■ Goal
Set aside the pictures and output only the lines from the one containing "Give me the" up to and including the one containing "import * as".

■ Given records
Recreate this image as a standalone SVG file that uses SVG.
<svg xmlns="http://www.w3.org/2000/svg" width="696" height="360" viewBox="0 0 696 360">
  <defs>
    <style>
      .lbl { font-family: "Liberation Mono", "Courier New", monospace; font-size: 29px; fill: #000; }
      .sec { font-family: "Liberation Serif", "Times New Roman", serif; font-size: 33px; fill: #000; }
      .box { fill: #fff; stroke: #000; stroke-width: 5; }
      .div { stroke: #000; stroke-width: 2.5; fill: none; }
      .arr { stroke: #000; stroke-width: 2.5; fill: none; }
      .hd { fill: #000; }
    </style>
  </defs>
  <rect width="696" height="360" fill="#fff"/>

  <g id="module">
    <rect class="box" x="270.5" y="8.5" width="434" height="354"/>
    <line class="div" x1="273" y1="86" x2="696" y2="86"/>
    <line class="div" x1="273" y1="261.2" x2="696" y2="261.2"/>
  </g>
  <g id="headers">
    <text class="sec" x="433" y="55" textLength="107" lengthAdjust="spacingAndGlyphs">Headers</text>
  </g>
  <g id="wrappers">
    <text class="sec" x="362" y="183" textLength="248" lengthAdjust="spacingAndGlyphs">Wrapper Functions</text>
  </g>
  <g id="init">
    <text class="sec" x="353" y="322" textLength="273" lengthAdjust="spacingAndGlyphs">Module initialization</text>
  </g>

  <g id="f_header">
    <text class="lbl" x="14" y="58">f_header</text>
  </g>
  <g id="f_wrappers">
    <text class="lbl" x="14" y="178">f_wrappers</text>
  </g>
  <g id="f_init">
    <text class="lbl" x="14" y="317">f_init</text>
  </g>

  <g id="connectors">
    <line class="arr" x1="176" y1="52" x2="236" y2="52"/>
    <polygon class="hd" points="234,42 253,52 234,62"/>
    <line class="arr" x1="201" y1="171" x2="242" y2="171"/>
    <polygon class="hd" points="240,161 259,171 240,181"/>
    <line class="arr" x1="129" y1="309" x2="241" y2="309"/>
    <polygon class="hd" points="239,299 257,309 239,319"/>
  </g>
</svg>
==
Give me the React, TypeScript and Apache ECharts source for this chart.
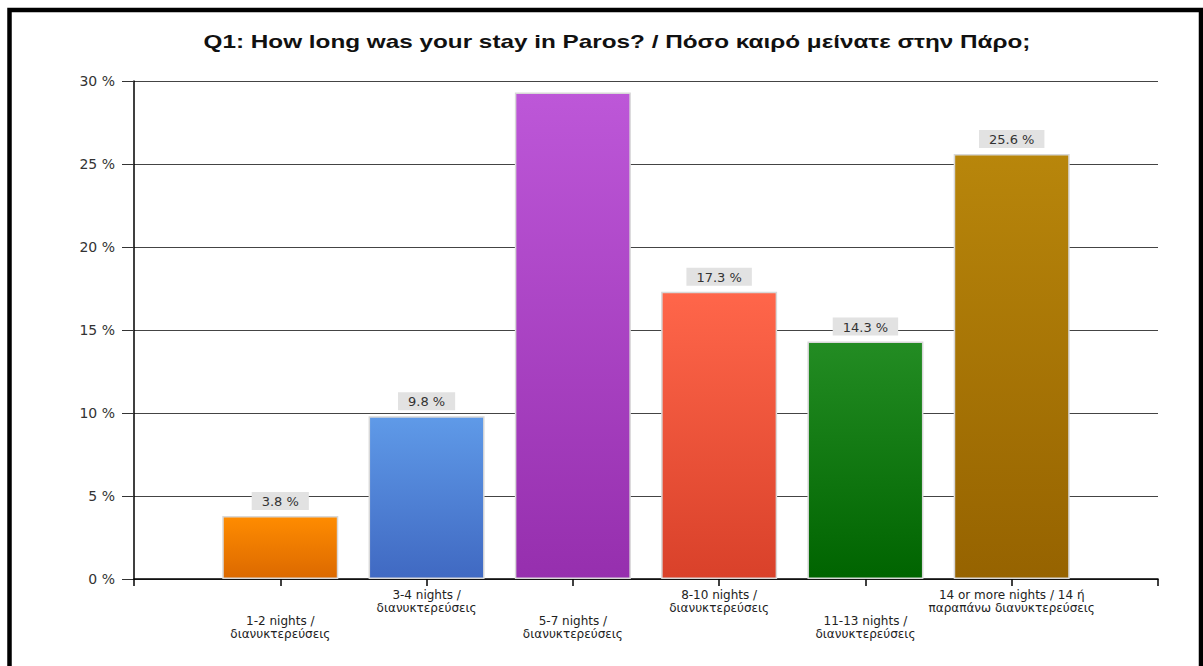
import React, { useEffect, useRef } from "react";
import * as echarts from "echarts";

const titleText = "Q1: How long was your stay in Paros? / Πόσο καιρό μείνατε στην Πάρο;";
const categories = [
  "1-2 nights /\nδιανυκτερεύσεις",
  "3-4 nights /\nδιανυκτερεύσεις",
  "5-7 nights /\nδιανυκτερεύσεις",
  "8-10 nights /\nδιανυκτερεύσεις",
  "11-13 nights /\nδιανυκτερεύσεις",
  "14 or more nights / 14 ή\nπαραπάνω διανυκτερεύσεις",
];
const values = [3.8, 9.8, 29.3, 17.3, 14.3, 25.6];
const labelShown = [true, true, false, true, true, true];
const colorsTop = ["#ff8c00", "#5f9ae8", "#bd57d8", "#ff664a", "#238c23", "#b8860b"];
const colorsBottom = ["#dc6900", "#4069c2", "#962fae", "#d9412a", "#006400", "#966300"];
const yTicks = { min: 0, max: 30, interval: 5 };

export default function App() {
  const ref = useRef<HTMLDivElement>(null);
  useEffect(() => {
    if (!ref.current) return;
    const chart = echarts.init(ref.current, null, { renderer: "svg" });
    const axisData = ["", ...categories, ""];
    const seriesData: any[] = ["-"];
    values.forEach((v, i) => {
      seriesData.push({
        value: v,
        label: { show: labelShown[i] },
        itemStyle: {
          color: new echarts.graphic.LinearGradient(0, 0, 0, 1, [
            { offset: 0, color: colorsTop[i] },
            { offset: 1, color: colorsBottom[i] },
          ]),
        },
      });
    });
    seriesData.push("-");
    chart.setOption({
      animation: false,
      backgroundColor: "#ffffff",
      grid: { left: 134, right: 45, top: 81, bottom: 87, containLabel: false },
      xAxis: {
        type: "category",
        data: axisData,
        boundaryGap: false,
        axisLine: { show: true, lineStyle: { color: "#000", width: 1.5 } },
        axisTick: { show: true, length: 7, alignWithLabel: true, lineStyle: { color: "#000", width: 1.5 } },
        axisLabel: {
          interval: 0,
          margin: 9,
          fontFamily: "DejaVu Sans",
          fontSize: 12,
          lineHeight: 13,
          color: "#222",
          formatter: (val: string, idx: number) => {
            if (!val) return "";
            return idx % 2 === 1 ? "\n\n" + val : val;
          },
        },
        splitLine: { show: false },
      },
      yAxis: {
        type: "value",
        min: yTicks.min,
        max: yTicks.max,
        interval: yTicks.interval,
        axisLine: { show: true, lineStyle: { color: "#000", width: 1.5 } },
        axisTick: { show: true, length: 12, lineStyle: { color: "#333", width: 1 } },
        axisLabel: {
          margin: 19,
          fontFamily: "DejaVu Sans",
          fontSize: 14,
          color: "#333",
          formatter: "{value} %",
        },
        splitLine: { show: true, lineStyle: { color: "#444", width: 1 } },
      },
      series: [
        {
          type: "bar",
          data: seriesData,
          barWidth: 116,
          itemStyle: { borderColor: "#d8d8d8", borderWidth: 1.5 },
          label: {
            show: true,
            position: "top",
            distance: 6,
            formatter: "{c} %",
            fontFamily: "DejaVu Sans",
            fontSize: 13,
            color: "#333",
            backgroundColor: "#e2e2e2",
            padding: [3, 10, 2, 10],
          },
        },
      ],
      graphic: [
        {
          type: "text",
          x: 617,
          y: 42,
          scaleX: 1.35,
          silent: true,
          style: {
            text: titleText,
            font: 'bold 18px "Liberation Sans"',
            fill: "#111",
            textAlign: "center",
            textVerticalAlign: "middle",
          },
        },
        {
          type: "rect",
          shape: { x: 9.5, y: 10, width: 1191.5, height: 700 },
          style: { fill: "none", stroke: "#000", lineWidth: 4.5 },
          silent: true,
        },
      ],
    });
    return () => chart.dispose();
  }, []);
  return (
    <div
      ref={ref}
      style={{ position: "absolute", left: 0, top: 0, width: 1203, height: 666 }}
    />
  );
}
==
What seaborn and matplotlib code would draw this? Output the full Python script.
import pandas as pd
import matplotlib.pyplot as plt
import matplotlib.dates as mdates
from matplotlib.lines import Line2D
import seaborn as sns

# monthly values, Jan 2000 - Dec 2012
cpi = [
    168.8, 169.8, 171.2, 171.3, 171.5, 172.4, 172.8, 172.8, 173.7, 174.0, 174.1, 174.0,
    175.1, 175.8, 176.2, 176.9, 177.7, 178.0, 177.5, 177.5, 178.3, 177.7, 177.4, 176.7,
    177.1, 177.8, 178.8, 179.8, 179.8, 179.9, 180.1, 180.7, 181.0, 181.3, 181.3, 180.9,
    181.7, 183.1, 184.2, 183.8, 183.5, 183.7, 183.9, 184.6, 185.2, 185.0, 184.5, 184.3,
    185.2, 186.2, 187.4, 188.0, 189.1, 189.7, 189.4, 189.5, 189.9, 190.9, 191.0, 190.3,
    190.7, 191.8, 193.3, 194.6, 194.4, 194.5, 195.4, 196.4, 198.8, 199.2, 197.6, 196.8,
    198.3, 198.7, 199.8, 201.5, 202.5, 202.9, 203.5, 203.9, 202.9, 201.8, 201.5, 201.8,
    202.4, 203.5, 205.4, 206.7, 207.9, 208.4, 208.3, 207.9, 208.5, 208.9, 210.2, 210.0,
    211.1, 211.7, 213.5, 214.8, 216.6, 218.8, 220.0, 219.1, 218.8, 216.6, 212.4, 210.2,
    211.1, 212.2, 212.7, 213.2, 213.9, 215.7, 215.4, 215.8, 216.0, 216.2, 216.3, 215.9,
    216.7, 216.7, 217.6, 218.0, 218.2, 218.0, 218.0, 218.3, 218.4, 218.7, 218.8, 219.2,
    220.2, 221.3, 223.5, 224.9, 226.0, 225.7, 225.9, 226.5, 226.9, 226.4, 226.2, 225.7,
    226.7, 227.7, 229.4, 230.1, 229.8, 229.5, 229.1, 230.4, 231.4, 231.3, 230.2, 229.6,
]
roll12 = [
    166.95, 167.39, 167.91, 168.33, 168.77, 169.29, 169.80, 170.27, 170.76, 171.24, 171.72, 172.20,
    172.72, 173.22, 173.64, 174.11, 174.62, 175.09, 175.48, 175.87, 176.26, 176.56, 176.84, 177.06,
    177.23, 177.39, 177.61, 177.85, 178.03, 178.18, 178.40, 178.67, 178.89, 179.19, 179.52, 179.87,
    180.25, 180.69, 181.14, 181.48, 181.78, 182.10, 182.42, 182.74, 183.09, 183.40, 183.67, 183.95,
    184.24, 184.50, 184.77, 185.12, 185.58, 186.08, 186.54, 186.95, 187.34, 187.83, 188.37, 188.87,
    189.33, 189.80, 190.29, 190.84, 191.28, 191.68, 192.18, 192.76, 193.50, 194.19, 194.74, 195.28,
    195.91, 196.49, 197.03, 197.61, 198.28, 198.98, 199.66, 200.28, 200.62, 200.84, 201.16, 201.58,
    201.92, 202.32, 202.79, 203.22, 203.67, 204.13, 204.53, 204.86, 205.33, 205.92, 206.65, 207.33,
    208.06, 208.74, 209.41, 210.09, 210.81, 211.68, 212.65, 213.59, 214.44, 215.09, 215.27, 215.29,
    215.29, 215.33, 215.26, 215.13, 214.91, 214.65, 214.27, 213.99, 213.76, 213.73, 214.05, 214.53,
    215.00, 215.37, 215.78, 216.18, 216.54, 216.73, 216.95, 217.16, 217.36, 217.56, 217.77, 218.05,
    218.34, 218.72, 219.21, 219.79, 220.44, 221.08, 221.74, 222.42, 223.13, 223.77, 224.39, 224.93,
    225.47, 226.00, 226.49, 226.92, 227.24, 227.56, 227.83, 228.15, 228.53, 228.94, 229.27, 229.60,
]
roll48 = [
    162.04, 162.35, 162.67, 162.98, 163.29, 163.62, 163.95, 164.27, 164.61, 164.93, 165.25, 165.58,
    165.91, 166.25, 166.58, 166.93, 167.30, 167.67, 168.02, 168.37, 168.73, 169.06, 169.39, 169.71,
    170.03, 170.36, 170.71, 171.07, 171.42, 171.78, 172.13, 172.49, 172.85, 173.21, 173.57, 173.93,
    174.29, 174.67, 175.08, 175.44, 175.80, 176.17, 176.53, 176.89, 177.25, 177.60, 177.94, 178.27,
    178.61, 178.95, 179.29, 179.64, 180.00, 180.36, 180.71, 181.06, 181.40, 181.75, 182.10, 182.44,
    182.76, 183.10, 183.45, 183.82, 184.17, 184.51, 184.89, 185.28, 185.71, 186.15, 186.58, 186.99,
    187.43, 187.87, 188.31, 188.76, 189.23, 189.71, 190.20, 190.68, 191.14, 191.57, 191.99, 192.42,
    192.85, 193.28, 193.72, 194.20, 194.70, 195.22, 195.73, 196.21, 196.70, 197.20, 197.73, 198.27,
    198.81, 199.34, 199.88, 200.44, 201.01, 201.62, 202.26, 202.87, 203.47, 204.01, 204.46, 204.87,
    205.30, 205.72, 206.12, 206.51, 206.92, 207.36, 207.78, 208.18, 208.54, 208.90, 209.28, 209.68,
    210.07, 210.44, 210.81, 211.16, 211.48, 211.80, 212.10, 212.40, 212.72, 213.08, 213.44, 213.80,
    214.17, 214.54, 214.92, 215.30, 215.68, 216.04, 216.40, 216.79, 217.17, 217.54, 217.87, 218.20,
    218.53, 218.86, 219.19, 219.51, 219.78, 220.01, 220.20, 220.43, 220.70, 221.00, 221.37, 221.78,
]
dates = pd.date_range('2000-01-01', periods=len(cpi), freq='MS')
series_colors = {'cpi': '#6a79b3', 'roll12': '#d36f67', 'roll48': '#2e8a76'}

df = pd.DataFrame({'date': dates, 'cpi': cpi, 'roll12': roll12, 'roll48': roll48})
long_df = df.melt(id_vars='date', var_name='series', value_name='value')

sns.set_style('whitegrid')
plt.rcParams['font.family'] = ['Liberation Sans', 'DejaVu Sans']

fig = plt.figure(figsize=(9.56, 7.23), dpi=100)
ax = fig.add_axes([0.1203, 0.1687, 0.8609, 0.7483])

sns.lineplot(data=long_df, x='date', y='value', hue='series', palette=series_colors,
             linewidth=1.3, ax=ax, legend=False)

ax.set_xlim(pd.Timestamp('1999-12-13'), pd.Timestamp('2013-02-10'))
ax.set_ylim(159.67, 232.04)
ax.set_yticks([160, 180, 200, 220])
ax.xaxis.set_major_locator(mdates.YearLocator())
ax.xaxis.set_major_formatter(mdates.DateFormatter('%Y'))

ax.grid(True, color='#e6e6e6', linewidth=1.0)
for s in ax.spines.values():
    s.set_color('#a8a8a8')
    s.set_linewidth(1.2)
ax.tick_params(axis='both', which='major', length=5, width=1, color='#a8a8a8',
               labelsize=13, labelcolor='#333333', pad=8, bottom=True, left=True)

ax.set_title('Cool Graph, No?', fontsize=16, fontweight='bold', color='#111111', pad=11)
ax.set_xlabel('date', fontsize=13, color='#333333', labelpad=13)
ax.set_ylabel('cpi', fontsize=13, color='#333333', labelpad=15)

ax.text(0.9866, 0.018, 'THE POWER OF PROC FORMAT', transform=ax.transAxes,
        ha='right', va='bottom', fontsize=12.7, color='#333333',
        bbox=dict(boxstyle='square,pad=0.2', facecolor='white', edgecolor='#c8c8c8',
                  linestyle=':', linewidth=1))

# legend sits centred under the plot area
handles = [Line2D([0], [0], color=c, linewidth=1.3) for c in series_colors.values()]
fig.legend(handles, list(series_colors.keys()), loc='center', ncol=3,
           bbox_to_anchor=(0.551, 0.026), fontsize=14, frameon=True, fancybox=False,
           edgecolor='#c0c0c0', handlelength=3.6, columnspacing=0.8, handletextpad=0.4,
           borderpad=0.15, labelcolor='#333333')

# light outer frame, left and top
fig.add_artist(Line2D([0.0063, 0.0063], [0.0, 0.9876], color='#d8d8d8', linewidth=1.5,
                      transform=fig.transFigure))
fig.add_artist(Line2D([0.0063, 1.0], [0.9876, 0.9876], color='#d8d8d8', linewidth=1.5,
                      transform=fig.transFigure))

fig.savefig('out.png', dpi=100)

■ Exercise result
Give me the React, TypeScript and Apache ECharts source for this chart.
import React, { useEffect, useRef } from "react";
import * as echarts from "echarts";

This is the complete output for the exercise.